Severability. Every provision of this Agreement is intended to be severable and any illegal or invalid term shall not affect the validity or legality of the remaining terms.
 
  17.  
Headings. The headings of the Sections hereof are provided for convenience only and are not to serve as a basis for interpretation of construction, and shall not constitute a part of this Agreement.
 
  18.  
Signature in Counterparts.
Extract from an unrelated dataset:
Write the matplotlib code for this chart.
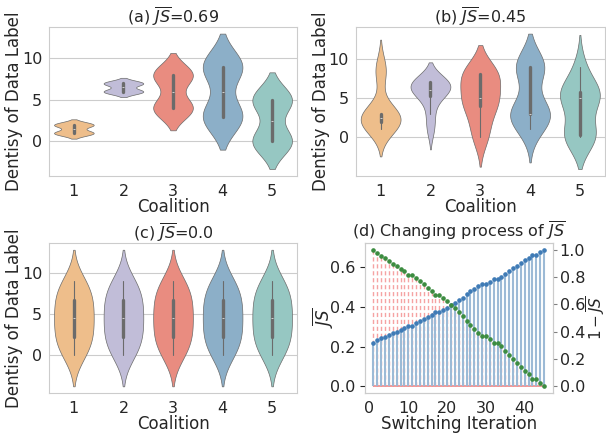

This Agreement may be signed in counterparts, each of which shall be deemed an original, with the same effect as if the signatures thereto and hereto were upon the same instrument.
 
  19.  
Definitions.
  (a)  
Final Stock Price” means the sum of (i) and (ii) where (i) is the average closing stock price of the Common Stock for the last 30 trading days of the Performance Period and (ii) is any dividends paid per share over the Performance Period.

 

4


 

  (b)  
First Performance Period” means the period from March 1, 2010 through February 28, 2011.
 
  (c)  
Initial Stock Price” means the average closing stock price of the Common Stock for the thirty (30) trading days immediately preceding the Performance Period.
 
  (d)  
Performance Period” means the First Performance Period and/or the Second Performance Period, as appropriate.
 
  (e)  
Proxy Peer Group” means Nabors Industries, Inc., Weatherford International Ltd., Basic Energy Services, Inc., Complete Production Services, Inc. and RPC, Inc. (CUDD/Patterson), or any other corporation selected by the Administrator.
 
  (f)  
Second Performance Period” means the period from March 1, 2011 through February 29, 2012.
 
  (g)  
Total Shareholder Return” or “TSR” means the change in value of a share of Common Stock determined by dividing (A) by (B), where (A) equals the Final Stock Price minus the Initial Stock Price and (B) equals the Initial Stock Price.
[Signature Page Follows]

 

5


 

IN WITNESS WHEREOF, the parties hereto have executed this Agreement as of the day first written above.
         
  KEY ENERGY SERVICES, INC.
 
 
     
  By:   
  Title:      
 
         
 
  Address:   1301 McKinney Street,
Suite 1800
Houston, Texas 77010
The undersigned hereby accepts the terms of this Agreement and the Plan.